* Exercise goal
Give the number of lines that include the word "code", and nothing else.

* Records for this exercise
******************************
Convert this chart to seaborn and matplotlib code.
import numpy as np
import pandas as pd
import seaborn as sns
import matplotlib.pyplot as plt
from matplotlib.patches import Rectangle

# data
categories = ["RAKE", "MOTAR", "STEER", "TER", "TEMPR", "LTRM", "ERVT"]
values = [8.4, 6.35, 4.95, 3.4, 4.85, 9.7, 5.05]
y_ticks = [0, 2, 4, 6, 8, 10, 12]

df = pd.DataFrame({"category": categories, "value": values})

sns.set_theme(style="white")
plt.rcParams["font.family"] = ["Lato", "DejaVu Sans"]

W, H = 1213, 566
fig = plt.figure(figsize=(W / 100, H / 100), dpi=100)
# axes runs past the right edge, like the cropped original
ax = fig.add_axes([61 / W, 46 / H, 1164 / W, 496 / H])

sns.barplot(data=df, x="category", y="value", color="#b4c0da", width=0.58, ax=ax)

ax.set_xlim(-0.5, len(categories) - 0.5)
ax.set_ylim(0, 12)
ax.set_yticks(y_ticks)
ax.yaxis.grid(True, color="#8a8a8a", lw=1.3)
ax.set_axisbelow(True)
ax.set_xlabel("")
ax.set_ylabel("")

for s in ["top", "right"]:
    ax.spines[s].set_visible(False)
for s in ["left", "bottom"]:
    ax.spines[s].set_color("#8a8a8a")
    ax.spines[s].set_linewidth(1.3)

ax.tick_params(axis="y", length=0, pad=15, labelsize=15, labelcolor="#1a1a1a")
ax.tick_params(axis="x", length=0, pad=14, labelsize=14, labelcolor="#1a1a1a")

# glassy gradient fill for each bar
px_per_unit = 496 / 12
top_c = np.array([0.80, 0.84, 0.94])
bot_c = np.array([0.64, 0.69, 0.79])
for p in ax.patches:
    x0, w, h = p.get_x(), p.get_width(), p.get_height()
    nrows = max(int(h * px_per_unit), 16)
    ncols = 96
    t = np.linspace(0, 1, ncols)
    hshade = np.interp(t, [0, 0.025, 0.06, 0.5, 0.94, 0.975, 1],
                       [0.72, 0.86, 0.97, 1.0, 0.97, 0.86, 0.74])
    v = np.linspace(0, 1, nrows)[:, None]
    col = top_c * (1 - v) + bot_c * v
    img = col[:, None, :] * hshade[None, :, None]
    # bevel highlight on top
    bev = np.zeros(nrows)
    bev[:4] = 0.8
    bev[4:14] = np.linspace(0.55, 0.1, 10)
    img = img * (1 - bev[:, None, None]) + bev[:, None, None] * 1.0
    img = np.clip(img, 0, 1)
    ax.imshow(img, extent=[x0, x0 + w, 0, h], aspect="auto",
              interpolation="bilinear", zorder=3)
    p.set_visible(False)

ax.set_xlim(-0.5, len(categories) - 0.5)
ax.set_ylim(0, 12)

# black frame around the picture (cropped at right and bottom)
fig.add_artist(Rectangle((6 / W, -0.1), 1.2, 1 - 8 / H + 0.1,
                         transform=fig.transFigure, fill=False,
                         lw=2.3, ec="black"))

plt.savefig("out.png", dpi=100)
******************************
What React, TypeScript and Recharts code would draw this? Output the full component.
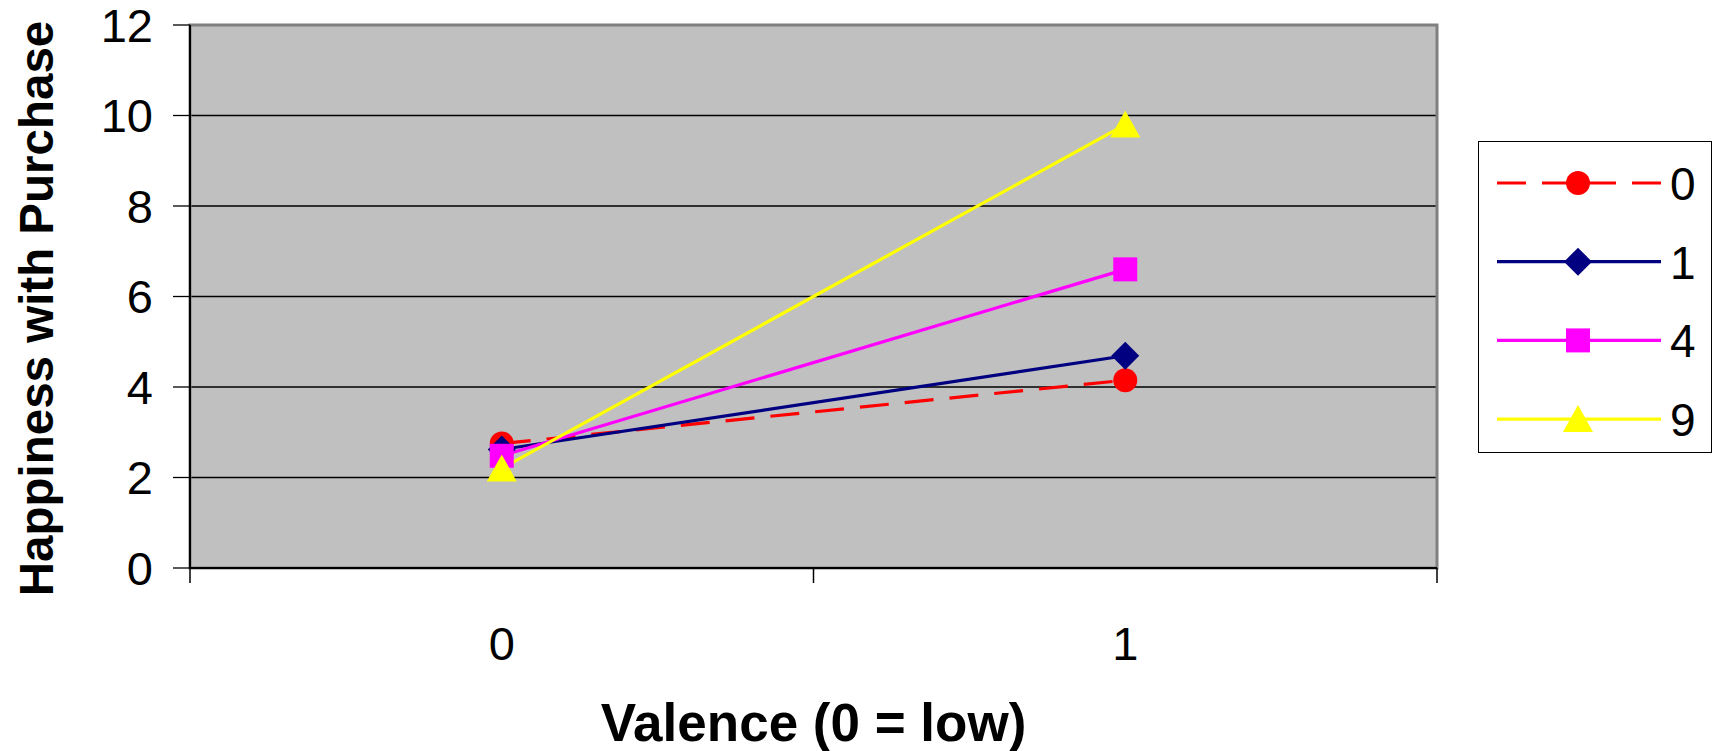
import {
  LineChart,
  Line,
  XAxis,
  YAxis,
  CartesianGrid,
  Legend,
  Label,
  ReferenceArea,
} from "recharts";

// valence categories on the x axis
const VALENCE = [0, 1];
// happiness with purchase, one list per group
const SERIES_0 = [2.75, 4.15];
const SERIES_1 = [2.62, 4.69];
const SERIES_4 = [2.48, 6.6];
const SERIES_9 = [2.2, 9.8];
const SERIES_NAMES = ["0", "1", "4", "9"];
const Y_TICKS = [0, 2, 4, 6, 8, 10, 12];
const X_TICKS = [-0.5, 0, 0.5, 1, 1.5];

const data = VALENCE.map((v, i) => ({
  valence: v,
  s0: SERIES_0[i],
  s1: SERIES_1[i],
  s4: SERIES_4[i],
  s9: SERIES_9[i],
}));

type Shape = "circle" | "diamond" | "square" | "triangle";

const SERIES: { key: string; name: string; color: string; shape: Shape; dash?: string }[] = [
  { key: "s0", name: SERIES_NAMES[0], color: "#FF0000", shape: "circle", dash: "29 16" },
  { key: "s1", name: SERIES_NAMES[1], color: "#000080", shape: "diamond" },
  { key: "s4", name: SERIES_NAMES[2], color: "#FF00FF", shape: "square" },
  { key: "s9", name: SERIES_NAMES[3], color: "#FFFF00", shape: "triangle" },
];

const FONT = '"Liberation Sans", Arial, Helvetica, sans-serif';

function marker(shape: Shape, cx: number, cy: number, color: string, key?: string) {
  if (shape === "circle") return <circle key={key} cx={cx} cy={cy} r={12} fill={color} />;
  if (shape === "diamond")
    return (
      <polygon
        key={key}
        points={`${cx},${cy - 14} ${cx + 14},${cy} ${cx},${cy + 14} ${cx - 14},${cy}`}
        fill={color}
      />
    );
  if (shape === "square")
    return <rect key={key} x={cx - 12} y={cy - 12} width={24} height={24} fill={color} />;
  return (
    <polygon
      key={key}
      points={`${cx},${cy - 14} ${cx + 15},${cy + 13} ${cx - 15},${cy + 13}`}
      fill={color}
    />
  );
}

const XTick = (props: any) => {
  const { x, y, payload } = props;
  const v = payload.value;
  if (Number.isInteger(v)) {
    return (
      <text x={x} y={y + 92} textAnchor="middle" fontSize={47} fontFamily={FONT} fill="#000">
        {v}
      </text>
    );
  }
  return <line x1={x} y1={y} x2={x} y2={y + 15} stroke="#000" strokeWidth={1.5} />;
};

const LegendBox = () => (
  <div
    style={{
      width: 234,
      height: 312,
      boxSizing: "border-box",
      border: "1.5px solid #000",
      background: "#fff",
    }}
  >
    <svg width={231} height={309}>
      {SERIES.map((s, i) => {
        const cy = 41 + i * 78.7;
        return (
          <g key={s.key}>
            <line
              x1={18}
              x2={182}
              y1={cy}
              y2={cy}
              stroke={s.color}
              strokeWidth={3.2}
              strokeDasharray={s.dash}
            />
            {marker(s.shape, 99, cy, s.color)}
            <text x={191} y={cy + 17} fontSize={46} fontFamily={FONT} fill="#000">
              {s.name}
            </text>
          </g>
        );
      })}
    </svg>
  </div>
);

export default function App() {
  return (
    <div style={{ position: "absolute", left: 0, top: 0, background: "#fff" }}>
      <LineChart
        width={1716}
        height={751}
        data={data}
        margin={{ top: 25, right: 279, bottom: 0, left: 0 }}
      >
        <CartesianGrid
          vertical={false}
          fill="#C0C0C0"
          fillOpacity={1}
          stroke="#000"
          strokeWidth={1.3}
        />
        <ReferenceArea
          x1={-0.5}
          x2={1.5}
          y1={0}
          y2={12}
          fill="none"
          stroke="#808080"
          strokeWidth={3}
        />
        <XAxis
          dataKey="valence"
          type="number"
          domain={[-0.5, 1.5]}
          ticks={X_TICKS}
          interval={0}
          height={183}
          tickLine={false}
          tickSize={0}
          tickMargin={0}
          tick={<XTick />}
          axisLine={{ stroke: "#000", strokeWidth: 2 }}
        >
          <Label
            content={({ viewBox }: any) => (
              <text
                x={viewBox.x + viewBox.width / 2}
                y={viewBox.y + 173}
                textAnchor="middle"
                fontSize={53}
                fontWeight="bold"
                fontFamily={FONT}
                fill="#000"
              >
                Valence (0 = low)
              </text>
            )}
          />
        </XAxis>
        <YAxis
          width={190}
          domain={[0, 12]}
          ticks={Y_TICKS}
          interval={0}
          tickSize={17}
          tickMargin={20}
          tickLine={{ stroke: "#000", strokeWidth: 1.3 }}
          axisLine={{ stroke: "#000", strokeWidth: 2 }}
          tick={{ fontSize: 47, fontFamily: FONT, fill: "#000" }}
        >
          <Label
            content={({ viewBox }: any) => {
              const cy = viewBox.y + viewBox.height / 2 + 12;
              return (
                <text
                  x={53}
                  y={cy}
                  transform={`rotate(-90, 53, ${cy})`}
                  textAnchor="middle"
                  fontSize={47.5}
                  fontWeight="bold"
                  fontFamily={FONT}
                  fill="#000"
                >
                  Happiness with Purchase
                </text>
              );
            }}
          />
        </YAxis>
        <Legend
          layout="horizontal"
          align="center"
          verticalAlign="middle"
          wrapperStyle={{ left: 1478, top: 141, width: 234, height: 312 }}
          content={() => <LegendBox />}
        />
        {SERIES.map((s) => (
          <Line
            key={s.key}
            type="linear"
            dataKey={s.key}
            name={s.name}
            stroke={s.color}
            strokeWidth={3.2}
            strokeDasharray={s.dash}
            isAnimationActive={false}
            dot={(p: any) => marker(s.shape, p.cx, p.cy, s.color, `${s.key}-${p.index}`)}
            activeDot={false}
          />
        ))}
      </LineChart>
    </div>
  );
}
******************************
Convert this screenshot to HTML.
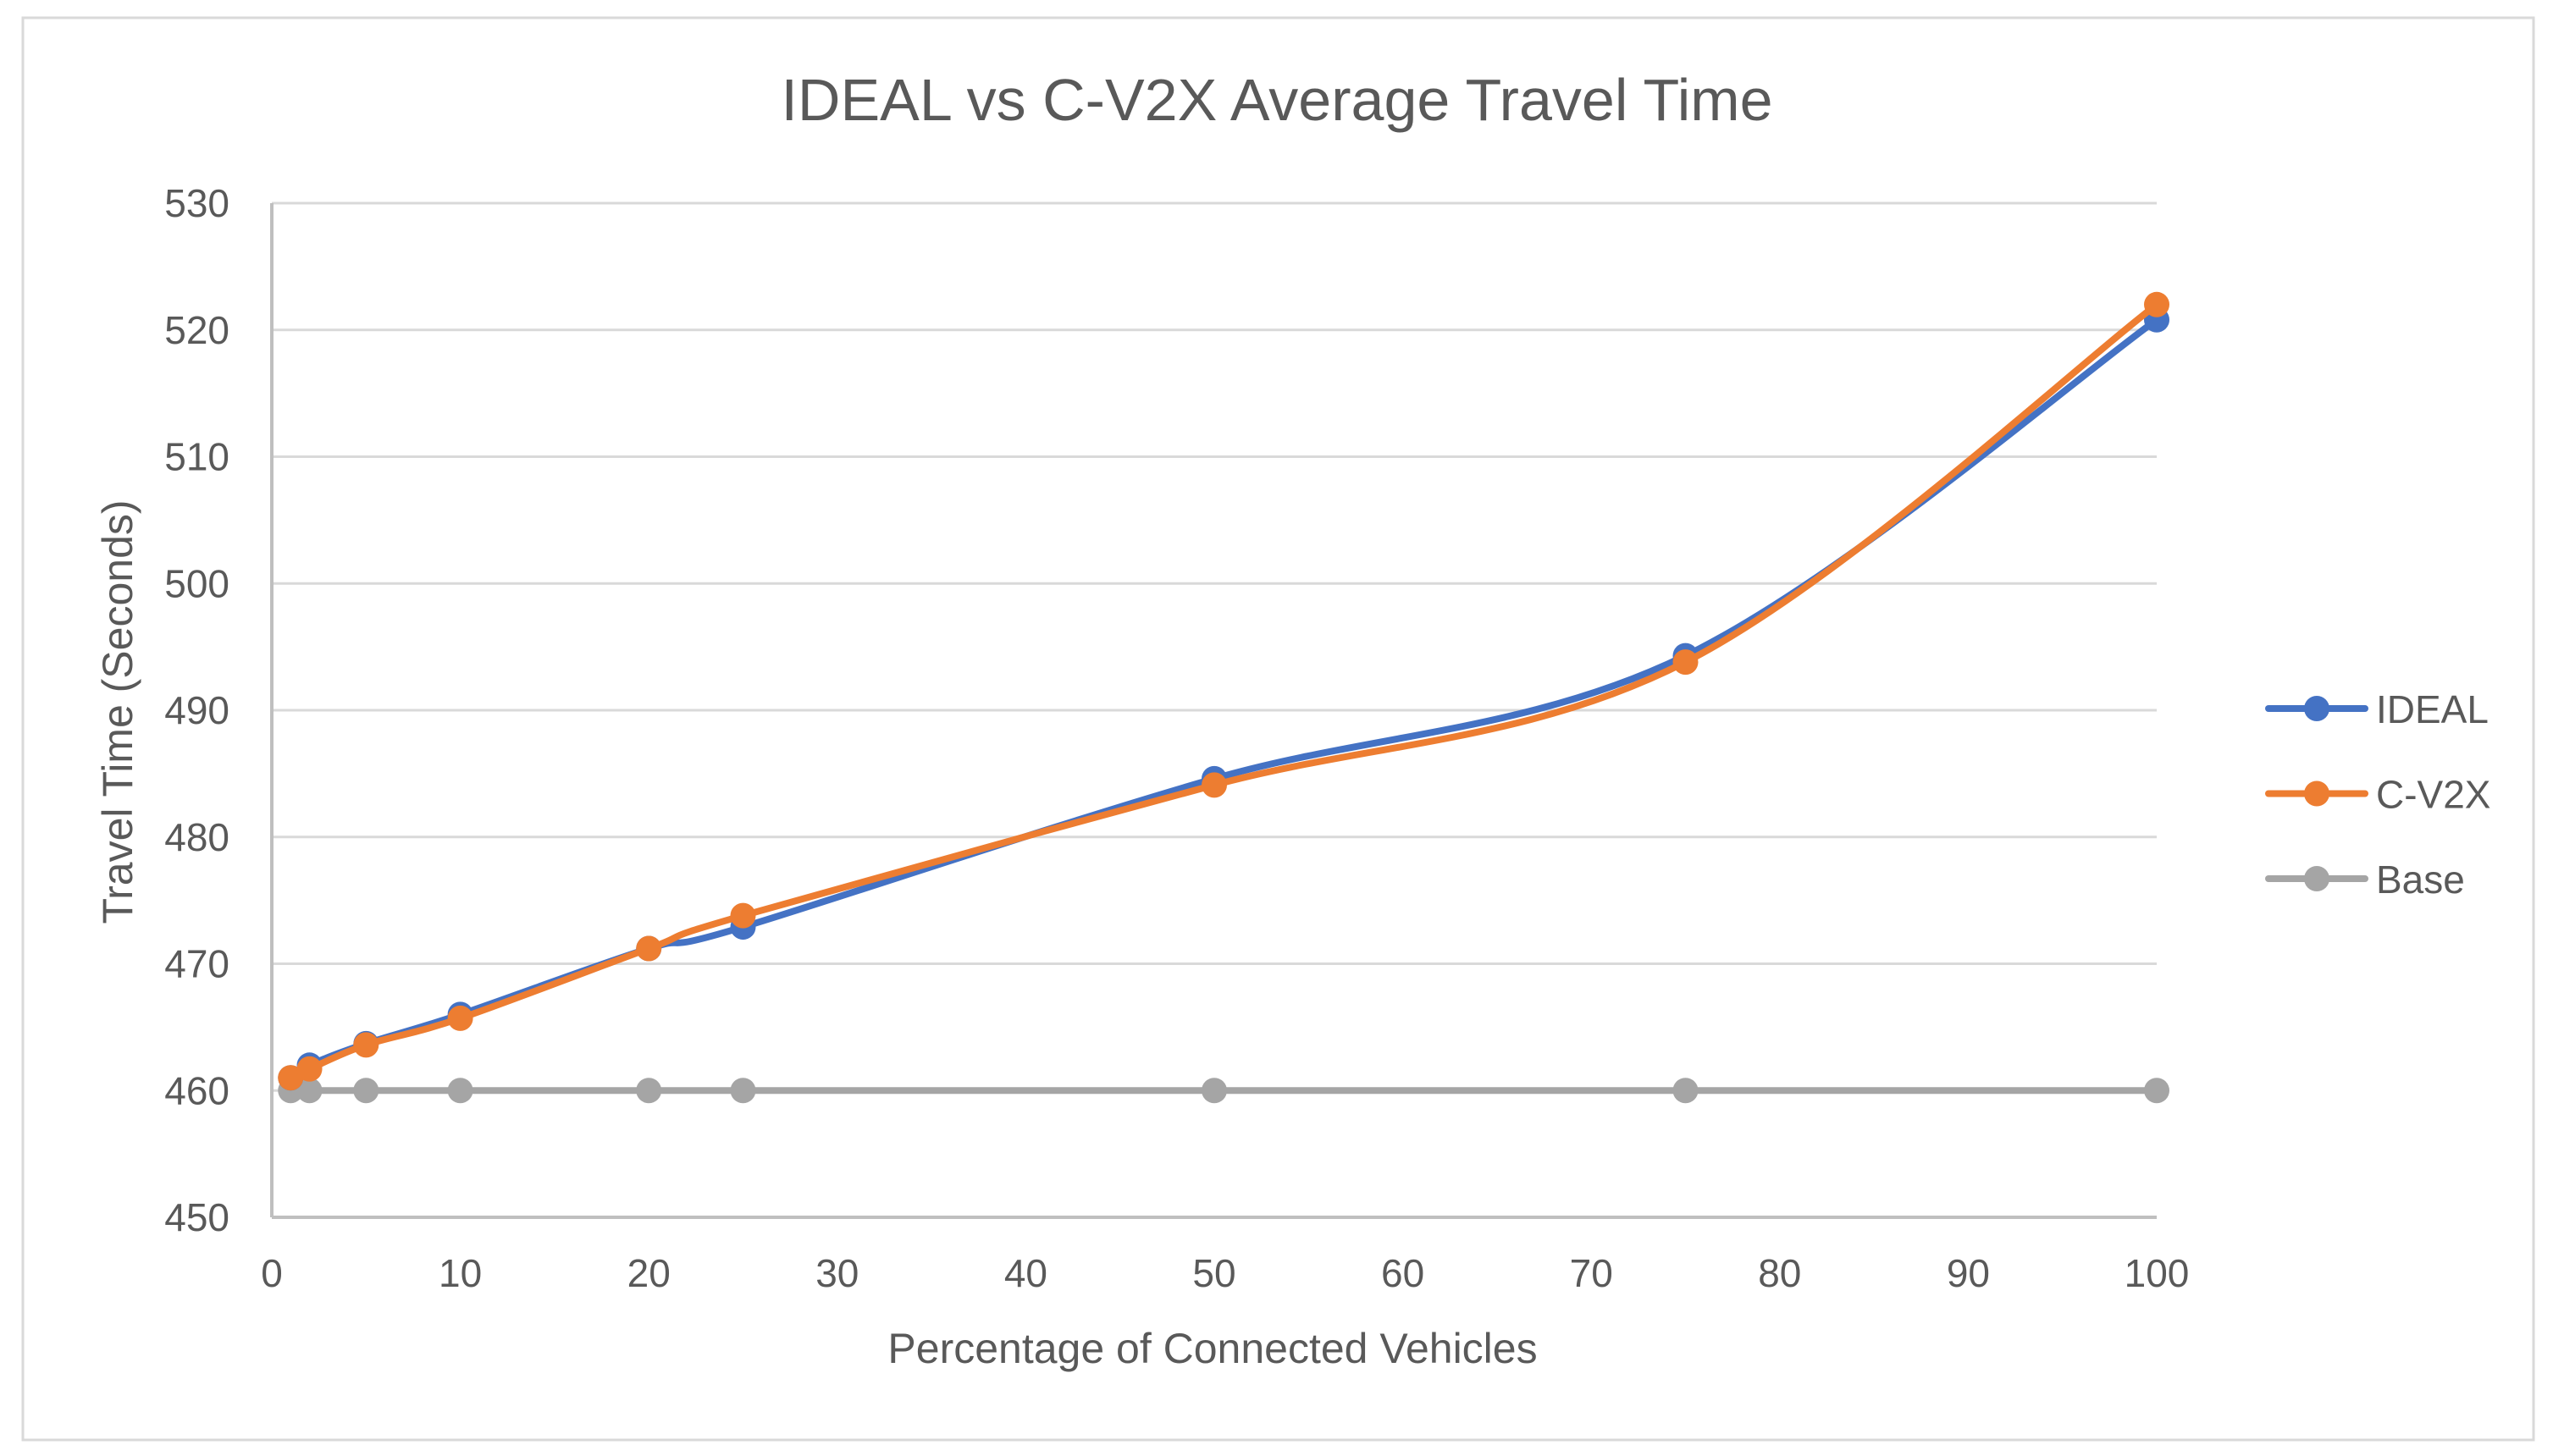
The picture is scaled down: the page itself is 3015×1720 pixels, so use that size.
******************************
* Exercise output
2